This article is not about your discipline in creating the firm’s strategic plan, it is about something personal!
The best and most relevant, personal strategic plan is tailored to focus on what matters most to you. Typically, a plan encompasses career issues (i.e. ongoing development in your current role, raised visibility in your field, or a job change), finances, health, and key relationships. However, it is fine to include additional topics that are important to you, such as new adventures, travel, or spiritual development.

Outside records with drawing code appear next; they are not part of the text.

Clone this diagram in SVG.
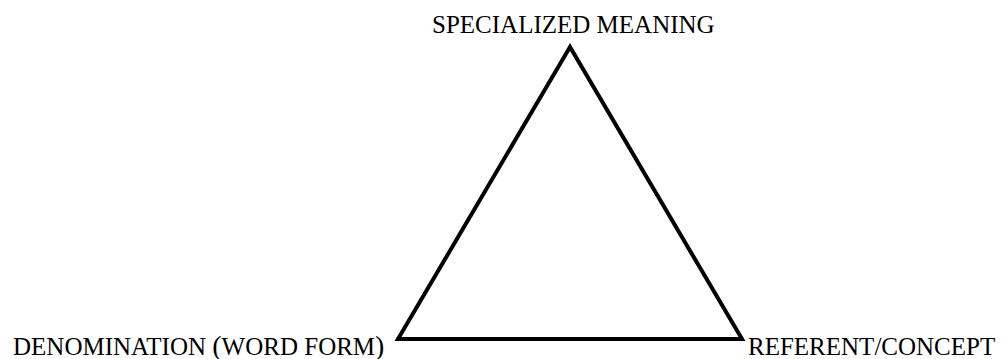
<svg xmlns="http://www.w3.org/2000/svg" width="1002" height="359" viewBox="0 0 1002 359">
  <style>
    .lbl { font-family: "Liberation Serif", "Times New Roman", serif; font-size: 25px; fill: #000; }
    .paren { font-size: 28px; }
    .edge { fill: none; stroke: #000; stroke-width: 4; stroke-linejoin: miter; stroke-miterlimit: 10; }
  </style>
  <rect width="1002" height="359" fill="#fff"/>
  <g id="connectors">
    <polygon class="edge" points="570,47 398,339 742,339"/>
  </g>
  <g id="node-meaning">
    <text class="lbl" x="432" y="33">SPECIALIZED MEANING</text>
  </g>
  <g id="node-denomination">
    <text class="lbl" x="13" y="355">DENOMINATION <tspan class="paren">(</tspan>WORD FORM<tspan class="paren">)</tspan></text>
  </g>
  <g id="node-referent">
    <text class="lbl" x="748" y="355">REFERENT/CONCEPT</text>
  </g>
</svg>
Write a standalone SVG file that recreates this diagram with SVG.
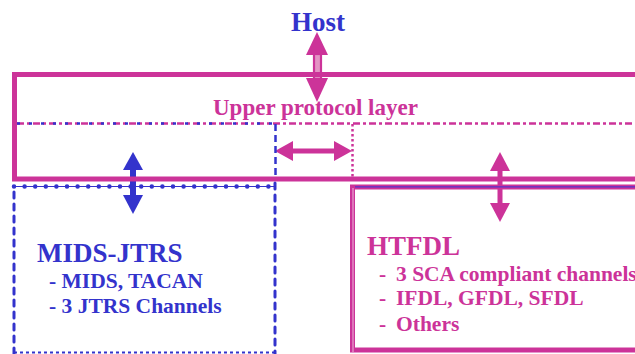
<svg xmlns="http://www.w3.org/2000/svg" width="635" height="354" viewBox="0 0 635 354">
<style>
  text { font-family: "Liberation Serif", "Times New Roman", serif; font-weight: bold; }
  .blue { fill: #3333CC; }
  .mag { fill: #CC3399; }
  .big { font-size: 27px; }
  .sub { font-size: 21.5px; }
  .sub2 { font-size: 21.5px; }
  .magStroke { fill: none; stroke: #CC3399; }
  .blueStroke { fill: none; stroke: #3333CC; }
</style>
<rect x="0" y="0" width="635" height="354" fill="#ffffff"/>

<g id="connectors">
  <!-- Host <-> upper protocol layer -->
  <g id="arrow-host">
    <rect x="314" y="54" width="7" height="25" fill="#E394C4" stroke="#CC3399" stroke-width="2.2"/>
    <polygon points="317,32 306,55 328,55" fill="#CC3399"/>
    <polygon points="306,78 328,78 317,102" fill="#CC3399"/>
  </g>
  <!-- MIDS-JTRS <-> upper layer -->
  <g id="arrow-mids">
    <rect x="130" y="169" width="6" height="27" fill="#3333CC"/>
    <polygon points="133,152 123,170 143,170" fill="#3333CC"/>
    <polygon points="123,195 143,195 133,214" fill="#3333CC"/>
  </g>
  <!-- HTFDL <-> upper layer -->
  <g id="arrow-htfdl">
    <rect x="497.5" y="170" width="5" height="34" fill="#CC3399"/>
    <polygon points="500,152 490,171 510,171" fill="#CC3399"/>
    <polygon points="490,203 510,203 500,222" fill="#CC3399"/>
  </g>
  <!-- horizontal double arrow -->
  <g id="arrow-between">
    <rect x="292" y="148.5" width="43" height="5" fill="#CC3399"/>
    <polygon points="275,151 293,141 293,161" fill="#CC3399"/>
    <polygon points="352,151 334,141 334,161" fill="#CC3399"/>
  </g>
</g>

<g id="host">
  <text x="291" y="31" class="blue big">Host</text>
</g>

<g id="upper-protocol-layer">
  <rect x="14.5" y="74.5" width="640" height="104.5" class="magStroke" stroke-width="5"/>
  <text x="213" y="115" class="mag" font-size="23">Upper protocol layer</text>
  <line x1="17" y1="123.5" x2="635" y2="123.5" class="magStroke" stroke-width="2.5" stroke-dasharray="7 3 3 3"/>
  <line x1="17" y1="123.5" x2="272" y2="123.5" class="blueStroke" stroke-width="2.5" stroke-dasharray="3 9"/>
  <line x1="352.5" y1="124" x2="352.5" y2="177" class="magStroke" stroke-width="2.5" stroke-dasharray="2.5 2.5"/>
  <line x1="275.5" y1="124" x2="275.5" y2="177" class="blueStroke" stroke-width="2.5" stroke-dasharray="7 4"/>
</g>

<g id="mids-jtrs">
  <line x1="14" y1="186.5" x2="275" y2="186.5" class="blueStroke" stroke-width="1.2"/>
  <line x1="14" y1="186.5" x2="275" y2="186.5" class="blueStroke" stroke-width="4.5" stroke-linecap="round" stroke-dasharray="0 10.6"/>
  <line x1="14" y1="192" x2="14" y2="354" class="blueStroke" stroke-width="3" stroke-linecap="round" stroke-dasharray="6 6"/>
  <line x1="275" y1="183" x2="275" y2="354" class="blueStroke" stroke-width="3" stroke-linecap="round" stroke-dasharray="6 6"/>
  <line x1="14" y1="352.5" x2="275" y2="352.5" class="blueStroke" stroke-width="2" stroke-dasharray="3 3"/>
  <text x="37" y="262" class="blue big">MIDS-JTRS</text>
  <text x="49" y="288" class="blue sub">- MIDS, TACAN</text>
  <text x="49" y="313" class="blue sub">- 3 JTRS Channels</text>
</g>

<g id="htfdl">
  <rect x="352.5" y="187" width="300" height="163" class="magStroke" stroke-width="5"/>
  <line x1="353" y1="188" x2="353" y2="352" stroke="#EFB8DA" stroke-width="1"/>
  <line x1="355" y1="186.8" x2="635" y2="186.8" stroke="#5533CC" stroke-width="1.2"/>
  <text x="367" y="255" class="mag big">HTFDL</text>
  <text y="281" class="mag sub2"><tspan x="379">-</tspan><tspan x="396">3 SCA compliant channels</tspan></text>
  <text y="305" class="mag sub2"><tspan x="379">-</tspan><tspan x="396">IFDL, GFDL, SFDL</tspan></text>
  <text y="331" class="mag sub2"><tspan x="379">-</tspan><tspan x="396">Others</tspan></text>
</g>
</svg>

Here are six steps for creating your own
personal strategic plan:
Step 1 – Find time: During the first few weeks of the New Year to
break away from your day-to-day duties and responsibilities and dream about
your year and what you want to accomplish. Step 2 – Do a SWOT analysis on yourself: What are your personal strengths, weaknesses, opportunities, and threats? Who could provide you with honest feedback regarding your strengths and weaknesses? What is the forecast for the coming year’s economic realities, both the good and the bad, as they relate to your life and your work?
Step 3 – Clarify your values: What do you value most in your life? It is usually easy to identify the first few (e.g. family, health, happiness), but you need to dig deeper for the purposes of a personal strategic plan. Think carefully about what else you truly value and want to honor in the coming year. Consider leadership roles at your organization or your community, close relationships and connectivity at both personal and professional levels, recognition or greater influence, time, freedom and flexibility, life/work balance or integration, personal growth, new challenges, wealth, service, and meaningful work.
Step 4 – Create your mission statement: This is a brief written statement, just a sentence or two, which is based on the values you want to honor. It is not intended to redefine who you are. Rather, it serves as a reminder of your life’s purpose. Your statement is a valuable touchstone that you can reference throughout the year and use to help guide your behavior and inform your decisions.
Step 5 – Create your goals: As a last step, you should identify goals that align with the core values you identified earlier. For example, if you identified professional growth or leadership opportunities as values, you could include a career-related goal on your list. Under each goal, include specific action steps and a timeframe. Please note that your goals can be broad (i.e. grow my career), but your action steps must be specific and time-limited (i.e. get a new job in 1stQ 2014). I strongly recommend limiting the number of goals and action steps so you can take a realistic approach to what you will accomplish this year. Three to four goals with one to two actions steps under each is doable.
Step 6 – Determine what support you need to stay accountable to your plan: Identifying an accountability partner (perhaps a colleague or good friend) can help you stick to your plan. Agree on a time to check in (could be a 10-minute call every other Friday) or on your own schedule a time weekly, bi-weekly or monthly to review your personal strategic plan and allow for modifications.
Here are some final tips based on my
observation of what my most successful clients do:
A. Plan and focus on
what is within your control, as opposed to focusing on things you cannot
control, such as the economy or what your boss does or does not do.
B. Highlight the
positive outcomes change will bring as opposed to looking at what you will be
giving up, such as moving towards good health versus losing weight.
C. Reduce your plans
rather than over-commit, and take daily actions, even if they are small, to
make things happen.
When you take the time and have discipline, creating
a personal strategic plan can be transformative. The key is to be patient with
yourself and know you are moving in the right direction. Some changes happen
quickly while other habits take a whole lot longer to stick.